Новочадов, глядя на Гайдебурова и зная теперь о его проблемах, вдруг испытал забытое, молодое, беспощадное писательское вдохновение. «Вот и герой моего будущего романа! — сказал он себе. — Ничего и выдумывать не надо. Сам явился, не запылился. Пришел не с пустыми руками, а с тем, что нужно для романа, — с убитым, респектабельным видом и непреодолимым внутренним кризисом». У писателей так: чем хуже человеку, потенциальному герою, тем лучше автору, то есть чем больше настоящего человеческого мучения в книге, тем большее эстетическое наслаждение от нее получаешь.
Между прочим, Новочадов видел, что и Гайдебуров, оказавшись рядом с писателем, вдруг начал осознавать себя эдакой ходячей натурой, фабулой, прототипом, героем нашего времени, если хотите. Причем он не боялся выглядеть жертвой чьего-то бойкого пера, податливым материалом, который используют самым бессовестным образом, над которым, может быть, посмеются впоследствии, как это всегда бывает у щелкоперов, — наоборот, ему приятно было ощущать себя неким полновесным пшеничным зерном, из которого вырастет колос красивый, радующий глаз.
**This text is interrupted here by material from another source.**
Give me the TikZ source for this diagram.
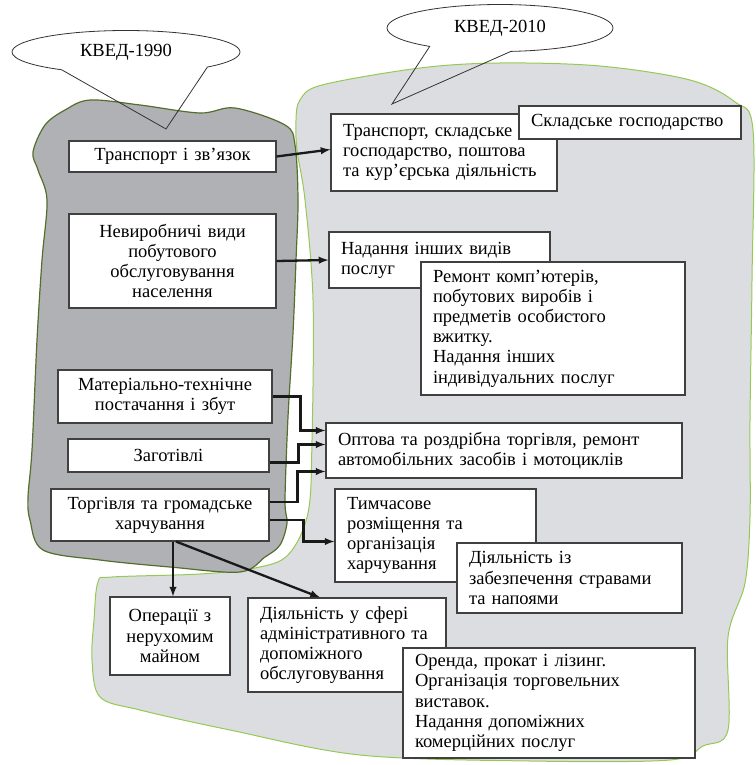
\documentclass[tikz,border=0pt]{standalone}
\usepackage{fontspec}
\setmainfont{Liberation Serif}
\usetikzlibrary{positioning,shapes,shapes.callouts}
\usetikzlibrary{arrows}
\usepackage{xcolor}
\definecolor{oldgray}{RGB}{176,177,180}
\definecolor{newgray}{RGB}{220,221,224}
\definecolor{oldline}{RGB}{84,110,45}
\definecolor{newline}{RGB}{150,200,85}
\newcommand\kvedfont{\fontsize{18.5}{20.2}\selectfont}

\begin{document}
\begin{tikzpicture}
[x=1pt, y=-1pt, font=\kvedfont,
% The oldbox style is used for the sections of KVED-1990
oldbox/.style={rectangle, draw=black!75, line width=1.1pt, fill=white, inner xsep=5pt, inner ysep=0pt, align=center},
% The newbox style is used for the sections of KVED-2010
newbox/.style={rectangle, draw=black!75, line width=1.1pt, fill=white, inner xsep=12pt, inner ysep=0pt, align=left},
% The bubble style is used to draw the names of the classifications
bubble/.style={ellipse callout, draw=black!80, line width=0.8pt, inner sep=0pt},
% The link style is used to draw the arrows
link/.style={-latex, line width=2.3pt, black!90}
]
\useasboundingbox (0,0) rectangle (755,765);
% Draw areas
\filldraw[fill=newgray, draw=newline, line width=1pt] plot[smooth cycle, tension=0.55] coordinates {
  (300,100) (322,85) (420,68) (500,63) (600,66) (690,80) (735,102) (753,130)
  (752,280) (750,420) (750,517) (745,583) (728,637) (728,730) (703,746) (670,760)
  (530,761) (360,755) (230,730) (140,710) (100,697) (92,660) (94,620) (98,582)
  (112,577) (200,574) (255,568) (288,555) (308,513) (312,440) (313,300) (305,200)
  (297,150) (296,120)};
\filldraw[fill=oldgray, draw=oldline, line width=1.2pt] plot[smooth cycle, tension=0.55] coordinates {
  (33,152) (45,125) (65,110) (90,100) (140,105) (200,113) (235,108) (285,125)
  (295,145) (298,200) (296,260) (293,333) (288,417) (285,500) (287,523) (280,545)
  (265,557) (240,572) (170,567) (100,560) (43,550) (30,520) (28,497) (32,450)
  (37,340) (42,260) (47,200) (38,170)};
% Draw names of classifications
\node[bubble, minimum width=228, minimum height=43, callout absolute pointer={(166,129)},
  callout pointer arc=80] (kved1990) at (126,52) {КВЕД-1990};
\node[bubble, minimum width=226, minimum height=47, callout absolute pointer={(392,104)},
  callout pointer arc=44] (kved2010) at (500,28) {КВЕД-2010};
% Draw sections of KVED-1990
\node[oldbox, minimum width=207, minimum height=31, text width=197] (transport) at (172.5,156.5) {Транспорт і зв’язок};
\node[oldbox, minimum width=207, minimum height=94, text width=197] (nevyrob) at (172.5,261) {Невиробничі види\\ побутового\\ обслуговування\\ населення};
\node[oldbox, minimum width=214, minimum height=53, text width=204] (material) at (165,396.5) {Матеріально-технічне\\ постачання і збут};
\node[oldbox, minimum width=201, minimum height=33, text width=191] (zagot) at (168.5,455.5) {Заготівлі};
\node[oldbox, minimum width=218, minimum height=52, text width=208] (torg) at (160,515) {Торгівля та громадське\\ харчування};
% Draw sections of KVED-2010
\node[newbox, minimum height=77, text width=202] (transp) at (444,152.5) {Транспорт, складське\\ господарство, поштова\\ та кур’єрська діяльність};
\node[newbox, minimum height=33, text width=198] (sklad) at (630,122.5) {Складське господарство};
\node[newbox, minimum height=56, text width=197] (nadannia) at (439.5,260) {Надання інших видів\\ послуг};
\node[newbox, minimum height=133, text width=240] (remont) at (553,328.5) {Ремонт комп’ютерів,\\ побутових виробів і\\ предметів особистого\\ вжитку.\\ Надання інших\\ індивідуальних послуг};
\node[newbox, minimum height=55, text width=332] (optova) at (504,450.5) {Оптова та роздрібна торгівля, ремонт\\ автомобільних засобів і мотоциклів};
\node[newbox, minimum height=93, text width=177] (tymch) at (435.5,535.5) {Тимчасове\\ розміщення та\\ організація\\ харчування};
\node[newbox, minimum height=70, text width=201] (strav) at (569.5,578) {Діяльність із\\ забезпечення стравами\\ та напоями};
\node[oldbox, minimum width=120, minimum height=78, text width=110] (operacii) at (170,636) {Операції з\\ нерухомим\\ майном};
\node[newbox, minimum height=94, text width=174] (diyal) at (347,645) {Діяльність у сфері\\ адміністративного та\\ допоміжного\\ обслуговування};
\node[newbox, minimum height=110, text width=268] (orenda) at (549,703) {Оренда, прокат і лізинг.\\ Організація торговельних\\ виставок.\\ Надання допоміжних\\ комерційних послуг};
% Draw arrows
\draw[link] (transport.east) -- ([yshift=3pt]transp.west);
\draw[link] (nevyrob.east) -- (nadannia.west);
\draw[link] (material.east) -- ++(28,0) |- ([yshift=20pt]optova.west);
\draw[link] ([yshift=-7pt]zagot.east) -- ++(29,0) |- ([yshift=6pt]optova.west);
\draw[link] ([yshift=13pt]torg.east) -- ++(28,0) |- ([yshift=-21pt]optova.west);
\draw[link] ([yshift=-5pt]torg.east) -- ++(34,0) |- ([yshift=-6pt]tymch.west);
\draw[link] ([xshift=13pt]torg.south) -- ([xshift=3pt]operacii.north);
\draw[link] ([xshift=16pt]torg.south) -- ([xshift=-27pt]diyal.north);
\end{tikzpicture}
\end{document}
В течение десяти или даже двадцати лет Новочадов всё собирался начать писать свой роман. Этот ненаписанный роман мучил его, как карточный долг, то есть долг чести, но долг бессрочный, возвращение которого можно было откладывать сколько угодно долго, хотя бы и всю жизнь. Но не до смерти ведь? Потому что отдать его было необходимо именно здесь, а не там. Хотя ни здесь, ни там роман изначально никому не был нужен, кроме самого Новочадова и его призрачного кредитора. Кажется, этим литературным кредитором был сам Новочадов, он был одновременно заемщиком и заимодавцем, ростовщиком и должником, обманщиком и обманутым. Круговорот происходил внутри него, а не вовне.
Первое время Новочадов откладывал свой роман по молодости, из-за иных, куда более насущных страстей. Затем он откладывал его по инерции и смеялся: откладываю, мол, не несущиеся яйца. У него был запас кой-какого юмора. Когда он понял, что жизнь погибает в отсрочках, он испугался и начал суетиться, лихорадочно искать идею, сюжет, зацепку, тональность, хотя бы название или начальное магическое слово, которое якобы даст импульс и от которого уже можно будет плясать дальше.
Но в его жизни тогда уже набирала обороты великая тщета. Хоть и предназначался этот роман исключительно для себя, отделаться формальной отпиской Новочадов не мог. По злой (теперь это ясно стало) иронии, имя Новочадову родители тоже дали Роман. Неизвестно, в честь кого или все-таки чего они так его назвали, потому что других Романов в их роду не было, — он проверял. Правда, Романом его, конечно, звали редко, все больше — Ромкой или Ромой, или Ромом — в школе.